CN109360934B - Preparation method of ultrathin composite lithium belt - Google Patents

Abstract

The invention discloses a method for preparing a double-sided lithium-coated ultrathin composite lithium belt by adopting a hot dipping mode through single operation. The method can be used for preparing the double-sided lithium-coated ultrathin composite lithium belt (without a conductive base material) with the total thickness of 10-50 mu m.

Description

Preparation method of ultrathin composite lithium belt

Technical Field

The invention belongs to the technical field of lithium battery key materials, and particularly relates to a preparation method of an ultrathin composite lithium belt.

Background

In order to meet the requirement of high-rate discharge of the lithium battery, an ultrathin anode suitable for high-rate discharge is adopted, and therefore, a metal lithium cathode matched with the capacity of the anode is also ultrathin. However, commercially available battery-grade lithium metal is generally thicker, only a small number of manufacturers can provide lithium metal with a thickness of 50-100 μm and a width of 10-50 mm, and the lithium metal has a poor surface state, is difficult to be laminated with a conductive base material, and has low laminating strength.

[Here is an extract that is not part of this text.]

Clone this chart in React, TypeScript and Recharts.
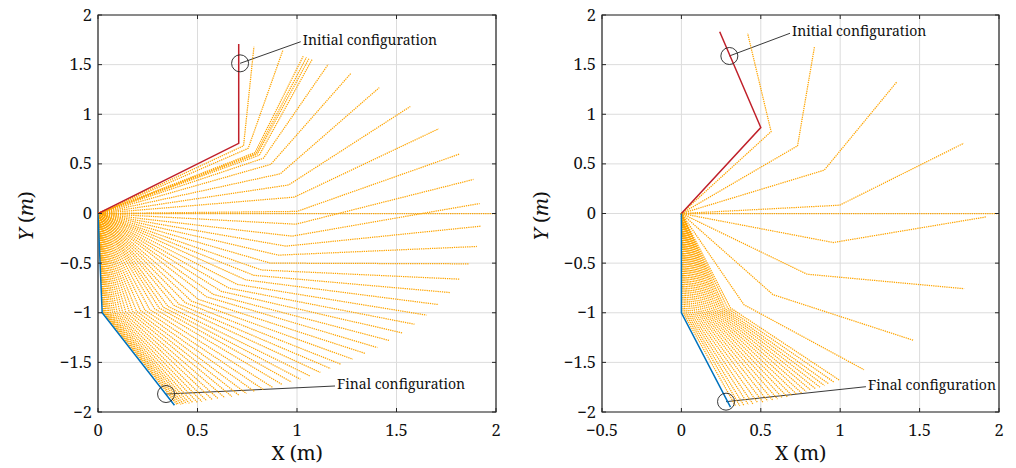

The commercially available ultrathin lithium metal strip is usually rolled in a high-precision rolling device in multiple stages, the precision requirement of the device is extremely high, the investment is extremely large, and ultrathin lithium metal with larger width cannot be prepared due to low hardness of the lithium metal.

Recently, there are patents which use a melt casting method instead of a conventional cold extrusion method to prepare an ultra-thin composite lithium belt, and the general idea is as follows: the molten lithium is coated on a conductive base material by a casting method, and then is rolled to a certain thickness by a double-roller tablet press, so that the ultrathin composite lithium belt with the single surface coated with lithium can be prepared.

However, the application of the composite lithium belt with single-sided lithium coating is limited, and the composite lithium belt with double-sided lithium coating required by the lithium battery prepared by the method needs secondary coating, so that the process difficulty, the time cost and the economic cost are greatly increased.

Disclosure of Invention

The invention aims to provide a novel method for preparing an ultrathin composite lithium belt with double-sided lithium coating by single operation aiming at the defects of the preparation method of the ultrathin lithium metal.

The technical scheme adopted by the invention for solving the technical problems is as follows: a preparation method of an ultrathin composite lithium belt comprises the steps of heating a lithium ingot to a molten state under a high-purity argon atmosphere, immersing a conductive base material subjected to roughening or surface modification treatment into liquid lithium to be subjected to slurry hanging and slowly pulling out, adjusting the thickness of the slurry hanging through a roller, and rolling after air cooling to obtain the ultrathin composite lithium belt which is 10-50 mu m in total thickness and does not contain the conductive base material and is coated with lithium on two sides.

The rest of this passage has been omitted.